Work to do —
From the records below, print only the part that opens with the line containing "Recreate this image" and closes with the line containing "y_ticks = [0, 1, 2, 3, 4, 5]"; omit the pictures.
○ ○ ○
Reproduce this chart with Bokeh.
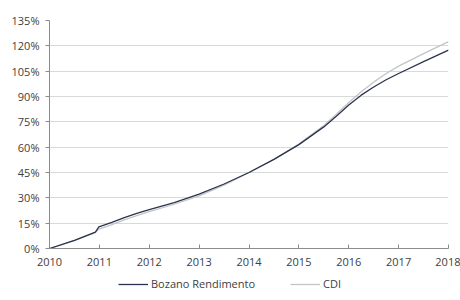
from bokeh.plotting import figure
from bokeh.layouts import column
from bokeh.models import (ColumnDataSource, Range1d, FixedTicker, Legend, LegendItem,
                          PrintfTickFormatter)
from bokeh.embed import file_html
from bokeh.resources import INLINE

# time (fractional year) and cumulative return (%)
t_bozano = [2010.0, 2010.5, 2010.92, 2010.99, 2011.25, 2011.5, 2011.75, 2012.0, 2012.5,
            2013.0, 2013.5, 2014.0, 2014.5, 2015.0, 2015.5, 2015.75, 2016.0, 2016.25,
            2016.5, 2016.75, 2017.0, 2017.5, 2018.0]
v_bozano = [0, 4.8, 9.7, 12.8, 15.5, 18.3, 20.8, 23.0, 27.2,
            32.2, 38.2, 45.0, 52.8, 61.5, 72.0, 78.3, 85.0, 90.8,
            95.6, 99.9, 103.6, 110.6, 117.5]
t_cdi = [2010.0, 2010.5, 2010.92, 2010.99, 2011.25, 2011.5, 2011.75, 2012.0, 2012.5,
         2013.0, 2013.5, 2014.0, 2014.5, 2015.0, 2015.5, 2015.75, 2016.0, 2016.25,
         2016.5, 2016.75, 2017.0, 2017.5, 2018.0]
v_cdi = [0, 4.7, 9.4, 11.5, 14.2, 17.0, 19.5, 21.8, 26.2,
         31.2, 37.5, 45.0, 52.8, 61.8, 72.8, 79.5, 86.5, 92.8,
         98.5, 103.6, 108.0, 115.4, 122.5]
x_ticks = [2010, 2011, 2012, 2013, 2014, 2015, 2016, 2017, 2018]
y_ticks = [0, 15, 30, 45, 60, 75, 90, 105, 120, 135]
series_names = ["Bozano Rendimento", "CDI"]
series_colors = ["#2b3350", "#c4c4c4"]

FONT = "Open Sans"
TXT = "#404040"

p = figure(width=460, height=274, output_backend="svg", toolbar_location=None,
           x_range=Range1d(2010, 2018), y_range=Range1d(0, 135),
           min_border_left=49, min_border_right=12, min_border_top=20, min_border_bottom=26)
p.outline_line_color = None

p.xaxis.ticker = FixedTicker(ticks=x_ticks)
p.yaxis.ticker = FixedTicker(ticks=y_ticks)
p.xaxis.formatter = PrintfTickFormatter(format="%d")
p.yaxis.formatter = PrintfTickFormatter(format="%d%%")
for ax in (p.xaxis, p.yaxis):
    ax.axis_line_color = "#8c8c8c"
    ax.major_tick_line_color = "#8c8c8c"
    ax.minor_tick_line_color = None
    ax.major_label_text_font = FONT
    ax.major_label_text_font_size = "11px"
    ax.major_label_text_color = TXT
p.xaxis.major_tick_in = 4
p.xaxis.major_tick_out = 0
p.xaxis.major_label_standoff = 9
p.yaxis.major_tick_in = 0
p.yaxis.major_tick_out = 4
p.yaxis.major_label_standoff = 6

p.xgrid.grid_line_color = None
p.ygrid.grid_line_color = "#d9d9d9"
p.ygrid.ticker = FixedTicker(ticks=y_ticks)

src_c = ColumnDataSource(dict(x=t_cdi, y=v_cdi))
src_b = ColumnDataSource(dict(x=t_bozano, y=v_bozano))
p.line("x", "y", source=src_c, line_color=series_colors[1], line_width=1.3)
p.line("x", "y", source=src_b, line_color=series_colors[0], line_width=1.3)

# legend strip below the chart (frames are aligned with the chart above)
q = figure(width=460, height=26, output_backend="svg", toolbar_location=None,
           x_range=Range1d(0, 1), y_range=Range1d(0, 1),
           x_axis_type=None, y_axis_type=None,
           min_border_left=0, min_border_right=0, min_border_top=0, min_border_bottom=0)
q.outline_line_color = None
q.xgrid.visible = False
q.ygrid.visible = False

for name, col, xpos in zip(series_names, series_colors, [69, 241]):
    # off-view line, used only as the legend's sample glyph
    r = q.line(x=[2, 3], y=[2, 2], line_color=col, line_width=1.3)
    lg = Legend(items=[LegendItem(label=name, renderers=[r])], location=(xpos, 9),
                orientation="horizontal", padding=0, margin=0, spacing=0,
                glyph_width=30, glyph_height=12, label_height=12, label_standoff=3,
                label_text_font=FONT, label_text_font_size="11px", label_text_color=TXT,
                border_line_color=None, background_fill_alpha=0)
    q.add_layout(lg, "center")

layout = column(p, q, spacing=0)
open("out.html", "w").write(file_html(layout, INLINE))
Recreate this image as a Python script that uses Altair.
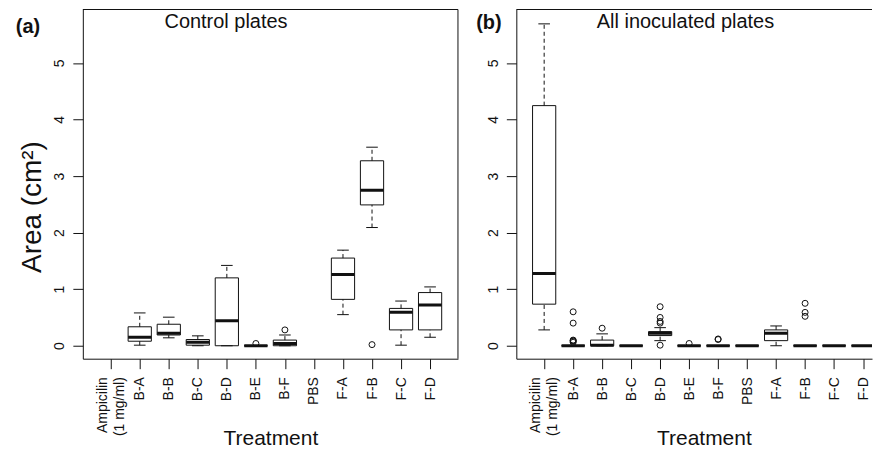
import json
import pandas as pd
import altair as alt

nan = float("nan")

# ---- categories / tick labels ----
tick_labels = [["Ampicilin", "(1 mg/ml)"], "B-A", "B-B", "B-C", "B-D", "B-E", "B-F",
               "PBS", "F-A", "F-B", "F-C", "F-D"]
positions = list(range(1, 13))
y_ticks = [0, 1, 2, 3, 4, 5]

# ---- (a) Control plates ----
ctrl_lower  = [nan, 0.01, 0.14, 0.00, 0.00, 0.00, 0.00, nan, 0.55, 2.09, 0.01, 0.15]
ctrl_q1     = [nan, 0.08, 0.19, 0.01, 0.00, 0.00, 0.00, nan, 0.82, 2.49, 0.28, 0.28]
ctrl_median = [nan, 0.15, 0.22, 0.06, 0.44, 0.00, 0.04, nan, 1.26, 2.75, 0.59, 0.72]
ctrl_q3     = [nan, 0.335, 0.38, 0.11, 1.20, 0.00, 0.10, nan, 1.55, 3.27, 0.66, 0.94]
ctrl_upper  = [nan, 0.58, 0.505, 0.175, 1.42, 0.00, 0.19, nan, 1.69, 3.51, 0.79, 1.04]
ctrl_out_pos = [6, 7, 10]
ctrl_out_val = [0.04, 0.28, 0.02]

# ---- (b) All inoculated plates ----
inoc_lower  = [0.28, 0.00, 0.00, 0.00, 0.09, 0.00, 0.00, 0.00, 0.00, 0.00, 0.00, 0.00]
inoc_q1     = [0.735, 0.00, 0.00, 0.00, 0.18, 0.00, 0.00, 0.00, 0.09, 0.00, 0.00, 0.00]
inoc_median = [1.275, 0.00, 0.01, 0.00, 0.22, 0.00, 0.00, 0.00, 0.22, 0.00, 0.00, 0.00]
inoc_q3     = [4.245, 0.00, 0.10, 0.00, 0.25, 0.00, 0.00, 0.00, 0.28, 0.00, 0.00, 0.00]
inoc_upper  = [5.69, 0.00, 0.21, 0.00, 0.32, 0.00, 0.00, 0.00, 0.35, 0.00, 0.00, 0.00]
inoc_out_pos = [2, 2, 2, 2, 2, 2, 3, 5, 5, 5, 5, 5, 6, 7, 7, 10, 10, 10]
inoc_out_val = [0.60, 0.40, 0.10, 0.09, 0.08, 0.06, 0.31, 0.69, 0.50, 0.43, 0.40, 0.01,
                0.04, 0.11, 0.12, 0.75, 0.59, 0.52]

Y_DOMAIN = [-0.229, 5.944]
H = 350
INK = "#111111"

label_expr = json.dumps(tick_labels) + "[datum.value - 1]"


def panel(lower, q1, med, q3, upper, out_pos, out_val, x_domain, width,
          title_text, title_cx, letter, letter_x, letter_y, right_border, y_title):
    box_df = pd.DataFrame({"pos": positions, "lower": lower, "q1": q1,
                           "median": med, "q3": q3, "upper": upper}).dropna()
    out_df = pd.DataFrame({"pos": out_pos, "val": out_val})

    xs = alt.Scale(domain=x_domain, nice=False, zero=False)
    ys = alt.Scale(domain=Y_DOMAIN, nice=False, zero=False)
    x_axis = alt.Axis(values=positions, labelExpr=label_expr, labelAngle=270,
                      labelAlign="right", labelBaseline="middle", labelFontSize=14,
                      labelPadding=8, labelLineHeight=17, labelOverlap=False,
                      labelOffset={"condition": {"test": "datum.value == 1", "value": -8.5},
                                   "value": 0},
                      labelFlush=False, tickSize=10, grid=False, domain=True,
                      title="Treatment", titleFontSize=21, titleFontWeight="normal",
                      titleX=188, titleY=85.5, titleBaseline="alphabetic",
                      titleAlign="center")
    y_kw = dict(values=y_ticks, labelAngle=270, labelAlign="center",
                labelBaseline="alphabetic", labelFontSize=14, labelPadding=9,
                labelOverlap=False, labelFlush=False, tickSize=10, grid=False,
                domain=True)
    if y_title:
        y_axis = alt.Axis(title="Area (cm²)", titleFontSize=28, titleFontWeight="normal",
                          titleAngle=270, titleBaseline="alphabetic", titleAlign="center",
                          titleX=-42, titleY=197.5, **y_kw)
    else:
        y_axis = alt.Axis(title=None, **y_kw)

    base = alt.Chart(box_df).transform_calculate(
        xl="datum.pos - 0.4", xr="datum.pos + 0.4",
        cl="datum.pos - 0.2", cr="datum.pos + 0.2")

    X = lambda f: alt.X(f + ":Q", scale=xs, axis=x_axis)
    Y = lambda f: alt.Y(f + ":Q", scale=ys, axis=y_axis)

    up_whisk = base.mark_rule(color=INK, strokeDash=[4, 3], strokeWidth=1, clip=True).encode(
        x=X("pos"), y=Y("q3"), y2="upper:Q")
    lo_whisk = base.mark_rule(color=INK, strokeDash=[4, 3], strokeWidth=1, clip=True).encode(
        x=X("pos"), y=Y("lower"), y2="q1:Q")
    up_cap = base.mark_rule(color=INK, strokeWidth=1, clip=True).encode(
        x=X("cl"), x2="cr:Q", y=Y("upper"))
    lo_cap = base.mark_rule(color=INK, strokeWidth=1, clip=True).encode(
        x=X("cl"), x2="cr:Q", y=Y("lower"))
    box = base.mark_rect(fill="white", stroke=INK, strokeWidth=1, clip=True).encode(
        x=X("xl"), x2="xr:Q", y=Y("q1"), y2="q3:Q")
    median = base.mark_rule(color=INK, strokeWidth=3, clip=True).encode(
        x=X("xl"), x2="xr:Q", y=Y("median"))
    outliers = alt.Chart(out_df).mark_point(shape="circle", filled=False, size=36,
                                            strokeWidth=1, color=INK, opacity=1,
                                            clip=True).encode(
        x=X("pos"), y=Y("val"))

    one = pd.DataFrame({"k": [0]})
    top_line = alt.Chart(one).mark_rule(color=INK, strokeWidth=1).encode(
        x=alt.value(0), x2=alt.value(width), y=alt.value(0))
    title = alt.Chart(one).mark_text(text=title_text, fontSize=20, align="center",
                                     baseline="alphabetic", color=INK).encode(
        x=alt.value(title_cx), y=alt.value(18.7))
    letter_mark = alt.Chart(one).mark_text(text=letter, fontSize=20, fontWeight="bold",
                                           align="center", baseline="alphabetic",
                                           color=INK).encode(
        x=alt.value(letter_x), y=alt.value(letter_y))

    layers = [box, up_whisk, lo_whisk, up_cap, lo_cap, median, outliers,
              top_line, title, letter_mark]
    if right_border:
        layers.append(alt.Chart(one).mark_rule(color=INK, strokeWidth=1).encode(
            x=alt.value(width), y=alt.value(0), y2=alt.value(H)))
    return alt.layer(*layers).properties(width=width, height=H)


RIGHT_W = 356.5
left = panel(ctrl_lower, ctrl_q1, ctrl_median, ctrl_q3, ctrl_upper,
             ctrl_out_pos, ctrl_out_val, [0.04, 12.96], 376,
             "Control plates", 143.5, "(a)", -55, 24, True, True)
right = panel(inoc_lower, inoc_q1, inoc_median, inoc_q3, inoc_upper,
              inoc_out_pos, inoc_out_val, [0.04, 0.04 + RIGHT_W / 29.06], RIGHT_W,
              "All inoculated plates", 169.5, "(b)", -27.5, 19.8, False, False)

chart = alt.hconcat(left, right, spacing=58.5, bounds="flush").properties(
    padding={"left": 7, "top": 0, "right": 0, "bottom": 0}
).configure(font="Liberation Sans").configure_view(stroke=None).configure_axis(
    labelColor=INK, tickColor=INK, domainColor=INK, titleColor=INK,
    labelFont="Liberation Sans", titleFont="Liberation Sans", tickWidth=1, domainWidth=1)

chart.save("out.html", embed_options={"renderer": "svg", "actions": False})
○ ○ ○
Reply to the task —
Recreate this image as a Python script that uses Altair.
import json
import pandas as pd
import altair as alt

nan = float("nan")

# ---- categories / tick labels ----
tick_labels = [["Ampicilin", "(1 mg/ml)"], "B-A", "B-B", "B-C", "B-D", "B-E", "B-F",
               "PBS", "F-A", "F-B", "F-C", "F-D"]
positions = list(range(1, 13))
y_ticks = [0, 1, 2, 3, 4, 5]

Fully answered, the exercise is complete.